* **INFORMATION SUPPLIED**
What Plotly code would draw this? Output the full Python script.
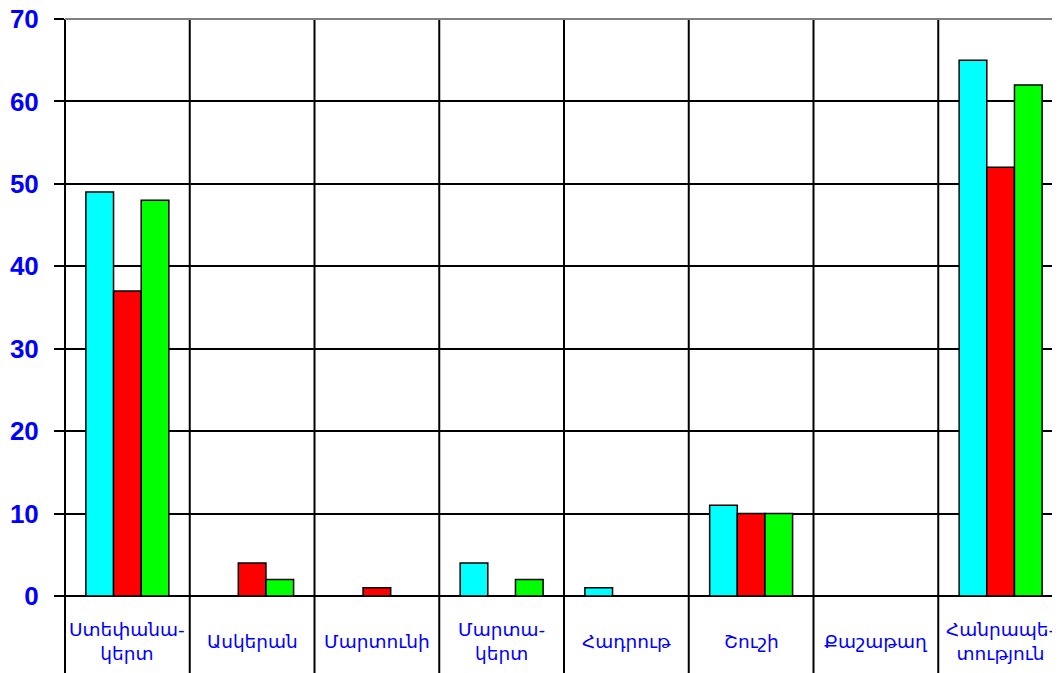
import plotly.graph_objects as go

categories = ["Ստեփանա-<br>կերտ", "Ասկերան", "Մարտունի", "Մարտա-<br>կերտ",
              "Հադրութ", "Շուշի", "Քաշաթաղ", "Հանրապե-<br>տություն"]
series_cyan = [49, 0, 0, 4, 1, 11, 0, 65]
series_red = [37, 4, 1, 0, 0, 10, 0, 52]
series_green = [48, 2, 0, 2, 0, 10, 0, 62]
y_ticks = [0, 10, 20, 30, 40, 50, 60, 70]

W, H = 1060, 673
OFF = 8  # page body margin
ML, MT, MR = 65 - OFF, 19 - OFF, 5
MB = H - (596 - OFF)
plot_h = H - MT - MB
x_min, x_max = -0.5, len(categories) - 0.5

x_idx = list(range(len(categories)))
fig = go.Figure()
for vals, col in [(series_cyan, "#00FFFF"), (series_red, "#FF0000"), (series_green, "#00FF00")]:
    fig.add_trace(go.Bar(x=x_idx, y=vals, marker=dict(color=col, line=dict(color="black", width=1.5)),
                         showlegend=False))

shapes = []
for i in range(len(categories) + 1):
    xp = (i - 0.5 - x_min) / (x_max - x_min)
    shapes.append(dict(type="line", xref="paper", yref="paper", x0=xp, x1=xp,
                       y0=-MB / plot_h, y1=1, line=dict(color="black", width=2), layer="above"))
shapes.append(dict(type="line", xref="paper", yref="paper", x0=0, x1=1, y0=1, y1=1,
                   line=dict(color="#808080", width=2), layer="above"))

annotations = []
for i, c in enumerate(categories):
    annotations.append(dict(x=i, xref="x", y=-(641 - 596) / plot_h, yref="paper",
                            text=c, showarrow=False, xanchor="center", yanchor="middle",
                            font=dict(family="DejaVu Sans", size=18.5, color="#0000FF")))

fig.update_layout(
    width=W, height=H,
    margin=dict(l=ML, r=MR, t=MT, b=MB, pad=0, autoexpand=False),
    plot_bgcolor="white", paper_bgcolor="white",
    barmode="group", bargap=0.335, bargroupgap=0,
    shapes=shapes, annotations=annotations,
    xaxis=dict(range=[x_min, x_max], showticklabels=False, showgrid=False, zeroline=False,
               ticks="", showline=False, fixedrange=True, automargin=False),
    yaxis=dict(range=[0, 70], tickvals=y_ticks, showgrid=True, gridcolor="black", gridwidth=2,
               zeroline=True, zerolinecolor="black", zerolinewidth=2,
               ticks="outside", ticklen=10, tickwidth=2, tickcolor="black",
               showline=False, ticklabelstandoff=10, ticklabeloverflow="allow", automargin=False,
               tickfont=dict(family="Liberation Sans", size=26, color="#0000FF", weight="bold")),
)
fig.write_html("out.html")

* **WRITTEN INSTRUCTION**
Pictures are excluded: retype only the lines from the beginning of the listing above through the line with "import plotly.graph_objects as go", both included.

* **WRITTEN ANSWER**
What Plotly code would draw this? Output the full Python script.
import plotly.graph_objects as go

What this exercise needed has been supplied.